Und um die Ecke, da glänzt Christos Meisterwerk silbrigblau in der aufgehenden Morgensonne. Wir sind erstaunt, wieviele Menschen hier schon auf dem weiten Vorplatz lagern, einige liegen in Schlafsäcken und blinzeln uns mit müden Augen an. Etwas weiter ist man schon lebhafter und schlürft das erste Glas Sekt zu Akkorden auf einer Gitarre. Eine Stimmung wie zu Zeiten Woodstocks. Wir haben einen guten Stellplatz für das Sofa gefunden, vor dem kurzgeschnittenen Heckenkarrée am Rande einer Baumreihe.
Es ist die silbrigblaue Stunde der Fotografen, die überall auftauchen mit ihren Apparaten und Stativen. Es ist auch die silbrigblaue Stunde der Meditierer, der Fans, der Kunstbesessenen, der Träumer, die auf der Wiese liegen. Und alle sind in den Bann gezogen von diesem Gebilde, diesem großen glänzenden eingestofften Zauberkasten, und ihre Magier sind Christo und Jeanne Claude. Flagge zeigen, das haben wir gründlich getan, das Sofa verschwindet im Bus für eine kurze Fahrt hinüber auf die andere Spreeseite, wo der verhüllte Reichstag wie ein kantiger Eisberg aus den dunkelblauen Wasserflächen aufragt. Hinter uns ein Teil der Spreemauer, auf der mit schwarzer Farbe die Zahlen der getöteten und ertrunkenen Flüchtlinge angemahnt werden. Doch der Blick wandert immer wieder auf den verhüllten Reichstag, der von hier ungestört genossen werden kann, denn rings um den Reichstag gehts jetzt zu wie auf einem Jahrmarkt.

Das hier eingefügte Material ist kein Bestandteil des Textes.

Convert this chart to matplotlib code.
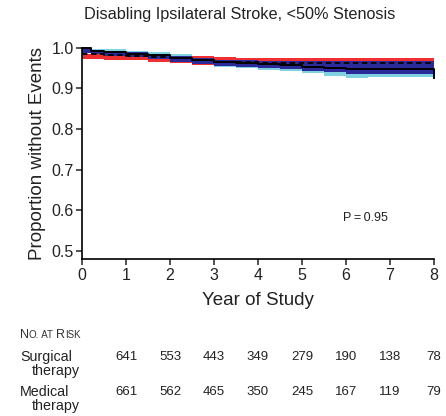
import numpy as np
import matplotlib
matplotlib.use('Agg')
import matplotlib.pyplot as plt
import matplotlib.transforms as mtransforms

plt.rcParams['font.family'] = ['Liberation Sans', 'DejaVu Sans']

# Kaplan-Meier estimates, disabling ipsilateral stroke, <50% stenosis
years = [0, 0.2, 0.5, 1.0, 1.5, 2.0, 2.5, 3.0, 3.5, 4.0, 4.5, 5.0, 5.5, 6.0, 6.5, 7.0, 7.5, 7.97, 8.0]
medical = [1.000, 0.992, 0.989, 0.986, 0.983, 0.976, 0.971, 0.966, 0.963, 0.960, 0.957, 0.954, 0.950, 0.948, 0.948, 0.948, 0.948, 0.948, 0.925]
surgical = [0.985, 0.984, 0.982, 0.980, 0.978, 0.975, 0.970, 0.966, 0.964, 0.963, 0.962, 0.962, 0.962, 0.962, 0.962, 0.962, 0.962, 0.962, 0.962]

# confidence bands
med_hi = [1.000, 0.998, 0.996, 0.993, 0.990, 0.985, 0.980, 0.975, 0.972, 0.970, 0.968, 0.966, 0.964, 0.963, 0.963, 0.963, 0.963, 0.963, 0.963]
med_lo = [0.995, 0.987, 0.983, 0.979, 0.975, 0.967, 0.960, 0.954, 0.950, 0.946, 0.942, 0.938, 0.930, 0.925, 0.928, 0.928, 0.928, 0.928, 0.885]
surg_hi = [0.986, 0.986, 0.985, 0.984, 0.983, 0.981, 0.979, 0.977, 0.976, 0.975, 0.975, 0.974, 0.974, 0.974, 0.974, 0.974, 0.974, 0.974, 0.968]
surg_lo = [0.972, 0.972, 0.971, 0.969, 0.966, 0.962, 0.958, 0.955, 0.953, 0.952, 0.952, 0.951, 0.951, 0.951, 0.951, 0.951, 0.951, 0.951, 0.945]
mid_hi = [0.996, 0.994, 0.992, 0.989, 0.986, 0.980, 0.975, 0.971, 0.969, 0.968, 0.967, 0.967, 0.968, 0.968, 0.968, 0.968, 0.968, 0.968, 0.966]
mid_lo = [0.988, 0.984, 0.981, 0.977, 0.973, 0.966, 0.960, 0.955, 0.952, 0.950, 0.947, 0.944, 0.940, 0.935, 0.935, 0.935, 0.935, 0.935, 0.920]

risk_years = [1, 2, 3, 4, 5, 6, 7, 8]
risk_surgical = [641, 553, 443, 349, 279, 190, 138, 78]
risk_medical = [661, 562, 465, 350, 245, 167, 119, 79]

ink = '#222222'

fig = plt.figure(figsize=(4.46, 4.16), dpi=100)
ax = fig.add_axes([0.184, 0.377, 0.789, 0.508])

ax.fill_between(years, med_lo, med_hi, step='post', color='#7fd3e0', lw=0, clip_on=False)
ax.fill_between(years, surg_lo, surg_hi, step='post', color='#f03030', lw=0, clip_on=False)
ax.fill_between(years, mid_lo, mid_hi, step='post', color='#2a2a9a', lw=0, clip_on=False)
ax.step(years, surgical, where='post', color='black', lw=1.3, ls=(0, (3, 2)), clip_on=False)
ax.step(years, medical, where='post', color='black', lw=1.4, clip_on=False)

ax.set_xlim(0, 8)
ax.set_ylim(0.48, 1.0)
ax.set_xticks(range(9))
ax.set_yticks([0.5, 0.6, 0.7, 0.8, 0.9, 1.0])
ax.set_yticklabels(['0.5', '0.6', '0.7', '0.8', '0.9', '1.0'])
ax.spines['top'].set_visible(False)
ax.spines['right'].set_visible(False)
ax.spines['left'].set_linewidth(1.2)
ax.spines['bottom'].set_linewidth(1.2)
ax.tick_params(direction='out', length=4, width=1.1, labelsize=11.5, colors=ink, pad=2)

ax.set_ylabel('Proportion without Events', fontsize=13.5, color=ink, labelpad=4)
ax.set_xlabel('Year of Study', fontsize=13.5, color=ink, labelpad=7)

ax.text(5.93, 0.581, 'P\u2009=\u20090.95', fontsize=9, color=ink, va='center')

fig.text(0.538, 0.966, 'Disabling Ipsilateral Stroke, <50% Stenosis',
         fontsize=11.7, ha='center', va='center', color=ink)

# "No. at Risk" header set in small caps, piece by piece along one baseline
renderer = fig.canvas.get_renderer()
x = 20 / 446
base = 1 - 338 / 416
for piece, size in [('N', 9), ('O.', 7), (' AT ', 7), ('R', 9), ('ISK', 7)]:
    t = fig.text(x, base, piece, fontsize=size, va='baseline', ha='left', color='#333333')
    x += t.get_window_extent(renderer).width / fig.bbox.width

blend = mtransforms.blended_transform_factory(ax.transData, fig.transFigure)
rows = [('Surgical', risk_surgical, 357), ('Medical', risk_medical, 392)]
for name, counts, ypx in rows:
    y = 1 - ypx / 416
    fig.text(0.045, y, name, fontsize=10.3, va='center', color=ink)
    fig.text(0.072, y - 14 / 416, 'therapy', fontsize=10.3, va='center', color=ink)
    for yr, n in zip(risk_years, counts):
        ax.text(yr, y, str(n), transform=blend, fontsize=9.5, ha='center', va='center',
                color=ink, clip_on=False)

fig.savefig('out.png', dpi=100)
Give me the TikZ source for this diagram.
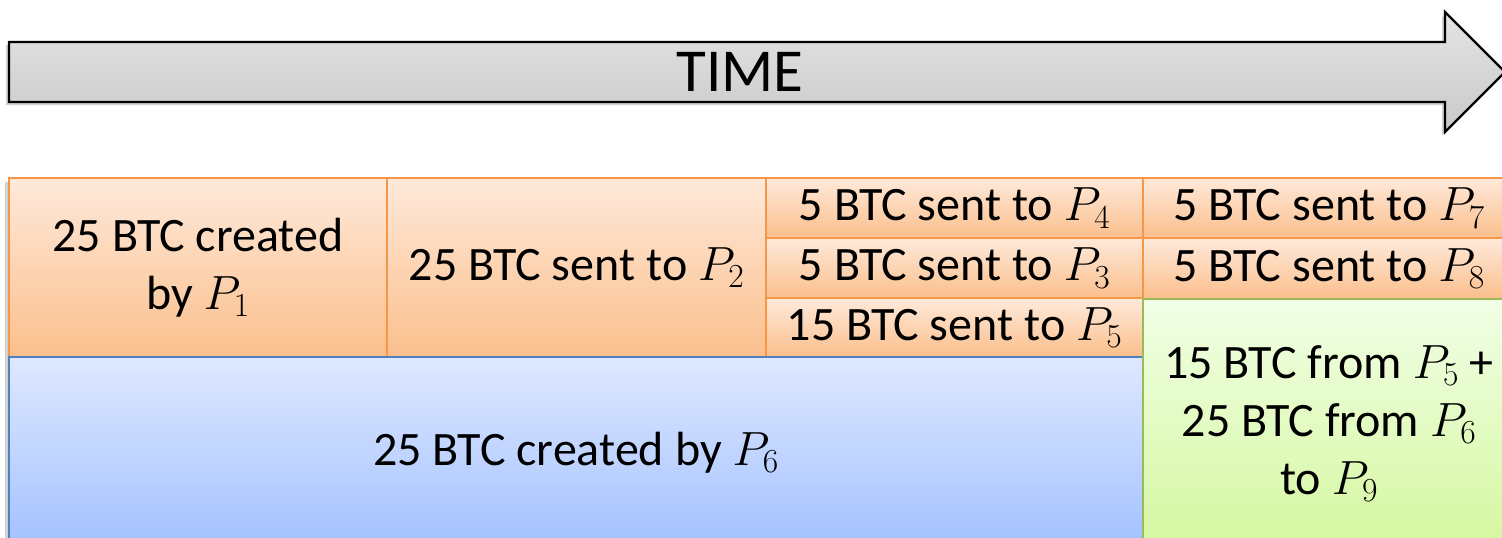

Ein riesiges Volksvergnügen an der Schnittstelle von Ost und West. Man könnte fast auf den Gedanken kommen, die Künstler Jeanne Claude und Christo hätten ein nachträgliches Geburtstagsgeschenk spendiert. So ausgelassen und herzlich hat man Ossis und Wessis noch nie vorher zusammen gesehen, einmal abgesehen von den ersten Freudentränen nach der Maueröffnung. Doch da ahnten die Menschen noch nicht, wie steinig der Weg des Miteinanders werden würde.